**Problem requirements:**
Return the material exactly as supplied, apart from the pictures, which are omitted.

**Available records:**
________________________

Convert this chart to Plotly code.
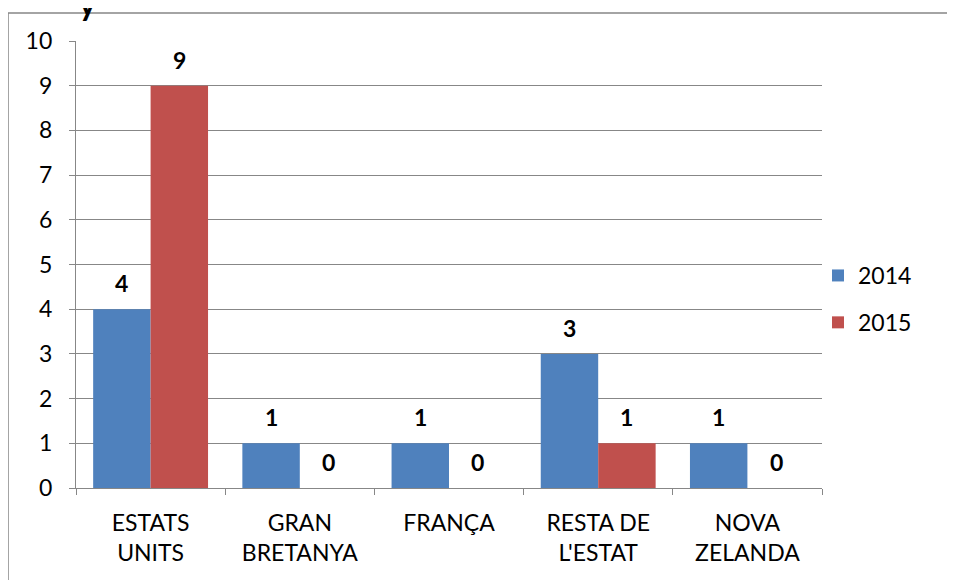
import plotly.graph_objects as go

categories = ["ESTATS<br>UNITS", "GRAN<br>BRETANYA", "FRANÇA", "RESTA DE<br>L'ESTAT", "NOVA<br>ZELANDA"]
values_2014 = [4, 1, 1, 3, 1]
values_2015 = [9, 0, 0, 1, 0]
series_names = ["2014", "2015"]
y_ticks = list(range(0, 11))

colors = ["#4F81BD", "#C0504D"]
FONT = "Lato, 'Open Sans', sans-serif"
FS = 23

OFF = 8  # page body margin
W, H = 955, 580
L, R, T, B = 76 - OFF, W - 822 + OFF, 41 - OFF, H - 488 + OFF
pw, ph = W - L - R, H - T - B


def px_x(x_abs):
    return (x_abs - OFF - L) / pw


def px_y(y_abs):
    return (H - B - (y_abs - OFF)) / ph


fig = go.Figure()
for i, (name, vals) in enumerate(zip(series_names, [values_2014, values_2015])):
    fig.add_trace(go.Bar(
        x=categories, y=vals, name=name, marker=dict(color=colors[i], line=dict(width=0)),
        legendgroup=name,
    ))

bargap = 0.23
cat_w = pw / len(categories)
bar_w = cat_w * (1 - bargap) / 2
for i, vals in enumerate([values_2014, values_2015]):
    shift = (i - 0.5) * bar_w
    for c, v in zip(categories, vals):
        fig.add_annotation(x=c, y=v, text=f"<b>{v}</b>", showarrow=False,
                           xshift=shift, yshift=26, yanchor="middle",
                           font=dict(family=FONT, size=FS, color="black"))

# partially visible title fragment at the top
fig.add_annotation(xref="paper", yref="paper", x=px_x(87), y=px_y(3),
                   text="<b>y</b>", showarrow=False, xanchor="center", yanchor="middle",
                   font=dict(family=FONT, size=32, color="black"))

# outer chart border
fig.add_shape(type="rect", xref="paper", yref="paper",
              x0=px_x(8), x1=2, y0=-1, y1=px_y(13),
              line=dict(color="#878787", width=1.5), fillcolor="rgba(0,0,0,0)", layer="below")

fig.update_layout(
    width=W, height=H,
    margin=dict(l=L, r=R, t=T, b=B),
    paper_bgcolor="white", plot_bgcolor="white",
    barmode="group", bargap=bargap, bargroupgap=0,
    font=dict(family=FONT, size=FS, color="black"),
    showlegend=True,
    legend=dict(x=px_x(818), y=px_y(254), xanchor="left", yanchor="top",
                font=dict(family=FONT, size=FS, color="black"),
                tracegroupgap=14, bgcolor="rgba(0,0,0,0)"),
)
fig.update_xaxes(showline=True, linecolor="#878787", linewidth=1.3,
                 ticks="outside", tickson="boundaries", ticklen=6, tickcolor="#878787",
                 tickfont=dict(family=FONT, size=FS, color="black"), ticklabelstandoff=14,
                 showgrid=False, fixedrange=True)
fig.update_yaxes(range=[0, 10], tickvals=y_ticks, showline=True, linecolor="#878787", linewidth=1.3,
                 ticks="outside", ticklen=6, tickcolor="#878787",
                 showgrid=True, gridcolor="#878787", gridwidth=1.3, zeroline=False,
                 tickfont=dict(family=FONT, size=FS, color="black"), ticklabelstandoff=12,
                 fixedrange=True)

fig.write_html("out.html")
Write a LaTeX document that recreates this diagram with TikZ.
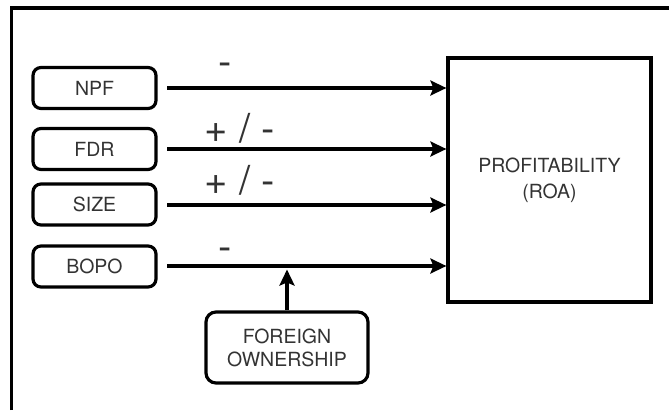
\documentclass[tikz,border=0pt]{standalone}
\usepackage{fontspec}
\setmainfont{TeX Gyre Heros}
\usetikzlibrary{arrows.meta}
\begin{document}
\begin{tikzpicture}[x=1pt,y=-1pt,
  line width=3.2pt,
  txt/.style={text=black!80},
  varbox/.style={draw, rounded corners=8pt, minimum width=123pt, minimum height=41pt,
    inner sep=0pt, font=\fontsize{19.5}{23}\selectfont, txt},
  bigbox/.style={draw, minimum width=203pt, minimum height=244pt, inner sep=0pt,
    align=center, font=\fontsize{19.5}{26}\selectfont, txt},
  modbox/.style={draw, rounded corners=10pt, minimum width=162pt, minimum height=71pt,
    inner sep=0pt, align=center, font=\fontsize{19.5}{23}\selectfont, txt},
  sign/.style={anchor=base, inner sep=0pt, font=\fontsize{40}{40}\selectfont, txt},
  arr/.style={-{Stealth[length=16pt,width=15pt,inset=3pt]}}]
\useasboundingbox (0,0) rectangle (669,410);
% outer frame (runs off the right and bottom edges)
\draw[line width=3.4pt] (11.5,410) -- (11.5,8) -- (669,8);

% explanatory variables
\node[varbox] (npf)  at (94.5,88)    {NPF};
\node[varbox] (fdr)  at (94.5,149)   {FDR};
\node[varbox] (size) at (94.5,204.5) {SIZE};
\node[varbox] (bopo) at (94.5,266.5) {BOPO};

% dependent variable
\node[bigbox] (roa) at (549.5,180) {PROFITABILITY\\(ROA)};

% moderating variable
\node[modbox] (fo) at (287,347.5) {FOREIGN\\OWNERSHIP};

% effect arrows
\coordinate (s1) at (167,88);
\coordinate (s2) at (167,149);
\coordinate (s3) at (167,205);
\coordinate (s4) at (167,266);
\draw[arr] (s1) -- (s1 -| roa.west);
\draw[arr] (s2) -- (s2 -| roa.west);
\draw[arr] (s3) -- (s3 -| roa.west);
\draw[arr] (s4) -- (s4 -| roa.west);

% moderation arrow onto the BOPO path
\coordinate (mod) at (287,269.5);
\draw[arr] (fo.north) -- (mod);

% expected signs
\node[sign] (sg1) at (225,75)  {-};
\node[sign] (sg2) at (240,142) {+ / -};
\node[sign] (sg3) at (240,194) {+ / -};
\node[sign] (sg4) at (225,260) {-};
\end{tikzpicture}
\end{document}
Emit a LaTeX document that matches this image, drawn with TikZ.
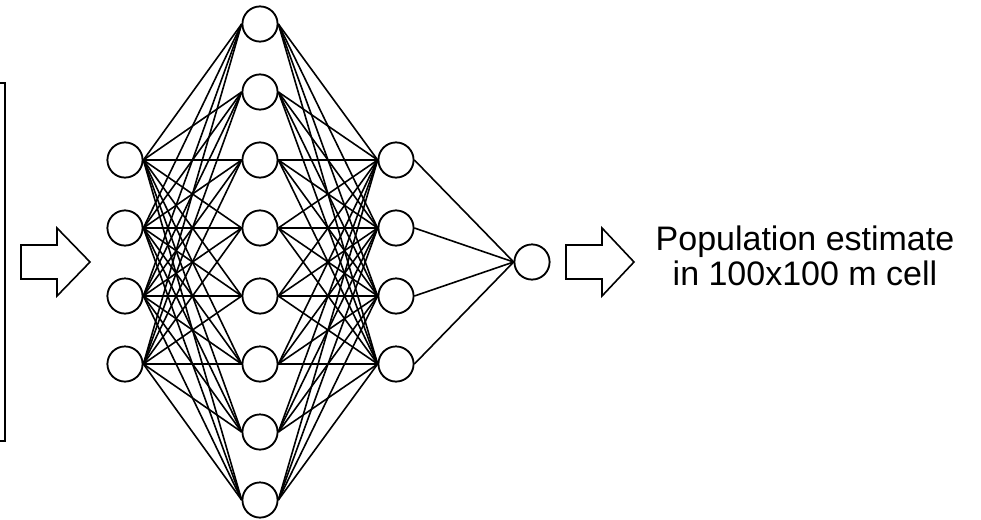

________________________

**Right answer:**
Convert this chart to Plotly code.
import plotly.graph_objects as go

categories = ["ESTATS<br>UNITS", "GRAN<br>BRETANYA", "FRANÇA", "RESTA DE<br>L'ESTAT", "NOVA<br>ZELANDA"]
values_2014 = [4, 1, 1, 3, 1]
values_2015 = [9, 0, 0, 1, 0]
series_names = ["2014", "2015"]
y_ticks = list(range(0, 11))

colors = ["#4F81BD", "#C0504D"]
FONT = "Lato, 'Open Sans', sans-serif"
FS = 23

OFF = 8  # page body margin
W, H = 955, 580
L, R, T, B = 76 - OFF, W - 822 + OFF, 41 - OFF, H - 488 + OFF
pw, ph = W - L - R, H - T - B


def px_x(x_abs):
    return (x_abs - OFF - L) / pw


def px_y(y_abs):
    return (H - B - (y_abs - OFF)) / ph


fig = go.Figure()
for i, (name, vals) in enumerate(zip(series_names, [values_2014, values_2015])):
    fig.add_trace(go.Bar(
        x=categories, y=vals, name=name, marker=dict(color=colors[i], line=dict(width=0)),
        legendgroup=name,
    ))

bargap = 0.23
cat_w = pw / len(categories)
bar_w = cat_w * (1 - bargap) / 2
for i, vals in enumerate([values_2014, values_2015]):
    shift = (i - 0.5) * bar_w
    for c, v in zip(categories, vals):
        fig.add_annotation(x=c, y=v, text=f"<b>{v}</b>", showarrow=False,
                           xshift=shift, yshift=26, yanchor="middle",
                           font=dict(family=FONT, size=FS, color="black"))

# partially visible title fragment at the top
fig.add_annotation(xref="paper", yref="paper", x=px_x(87), y=px_y(3),
                   text="<b>y</b>", showarrow=False, xanchor="center", yanchor="middle",
                   font=dict(family=FONT, size=32, color="black"))

# outer chart border
fig.add_shape(type="rect", xref="paper", yref="paper",
              x0=px_x(8), x1=2, y0=-1, y1=px_y(13),
              line=dict(color="#878787", width=1.5), fillcolor="rgba(0,0,0,0)", layer="below")

fig.update_layout(
    width=W, height=H,
    margin=dict(l=L, r=R, t=T, b=B),
    paper_bgcolor="white", plot_bgcolor="white",
    barmode="group", bargap=bargap, bargroupgap=0,
    font=dict(family=FONT, size=FS, color="black"),
    showlegend=True,
    legend=dict(x=px_x(818), y=px_y(254), xanchor="left", yanchor="top",
                font=dict(family=FONT, size=FS, color="black"),
                tracegroupgap=14, bgcolor="rgba(0,0,0,0)"),
)
fig.update_xaxes(showline=True, linecolor="#878787", linewidth=1.3,
                 ticks="outside", tickson="boundaries", ticklen=6, tickcolor="#878787",
                 tickfont=dict(family=FONT, size=FS, color="black"), ticklabelstandoff=14,
                 showgrid=False, fixedrange=True)
fig.update_yaxes(range=[0, 10], tickvals=y_ticks, showline=True, linecolor="#878787", linewidth=1.3,
                 ticks="outside", ticklen=6, tickcolor="#878787",
                 showgrid=True, gridcolor="#878787", gridwidth=1.3, zeroline=False,
                 tickfont=dict(family=FONT, size=FS, color="black"), ticklabelstandoff=12,
                 fixedrange=True)

fig.write_html("out.html")
Write a LaTeX document that recreates this diagram with TikZ.
\documentclass[tikz,border=0pt]{standalone}
\usepackage{fontspec}
\setmainfont{TeX Gyre Heros}
\usetikzlibrary{arrows.meta}
\begin{document}
\begin{tikzpicture}[x=1pt,y=-1pt,
  line width=3.2pt,
  txt/.style={text=black!80},
  varbox/.style={draw, rounded corners=8pt, minimum width=123pt, minimum height=41pt,
    inner sep=0pt, font=\fontsize{19.5}{23}\selectfont, txt},
  bigbox/.style={draw, minimum width=203pt, minimum height=244pt, inner sep=0pt,
    align=center, font=\fontsize{19.5}{26}\selectfont, txt},
  modbox/.style={draw, rounded corners=10pt, minimum width=162pt, minimum height=71pt,
    inner sep=0pt, align=center, font=\fontsize{19.5}{23}\selectfont, txt},
  sign/.style={anchor=base, inner sep=0pt, font=\fontsize{40}{40}\selectfont, txt},
  arr/.style={-{Stealth[length=16pt,width=15pt,inset=3pt]}}]
\useasboundingbox (0,0) rectangle (669,410);
% outer frame (runs off the right and bottom edges)
\draw[line width=3.4pt] (11.5,410) -- (11.5,8) -- (669,8);

% explanatory variables
\node[varbox] (npf)  at (94.5,88)    {NPF};
\node[varbox] (fdr)  at (94.5,149)   {FDR};
\node[varbox] (size) at (94.5,204.5) {SIZE};
\node[varbox] (bopo) at (94.5,266.5) {BOPO};

% dependent variable
\node[bigbox] (roa) at (549.5,180) {PROFITABILITY\\(ROA)};

% moderating variable
\node[modbox] (fo) at (287,347.5) {FOREIGN\\OWNERSHIP};

% effect arrows
\coordinate (s1) at (167,88);
\coordinate (s2) at (167,149);
\coordinate (s3) at (167,205);
\coordinate (s4) at (167,266);
\draw[arr] (s1) -- (s1 -| roa.west);
\draw[arr] (s2) -- (s2 -| roa.west);
\draw[arr] (s3) -- (s3 -| roa.west);
\draw[arr] (s4) -- (s4 -| roa.west);

% moderation arrow onto the BOPO path
\coordinate (mod) at (287,269.5);
\draw[arr] (fo.north) -- (mod);

% expected signs
\node[sign] (sg1) at (225,75)  {-};
\node[sign] (sg2) at (240,142) {+ / -};
\node[sign] (sg3) at (240,194) {+ / -};
\node[sign] (sg4) at (225,260) {-};
\end{tikzpicture}
\end{document}
Emit a LaTeX document that matches this image, drawn with TikZ.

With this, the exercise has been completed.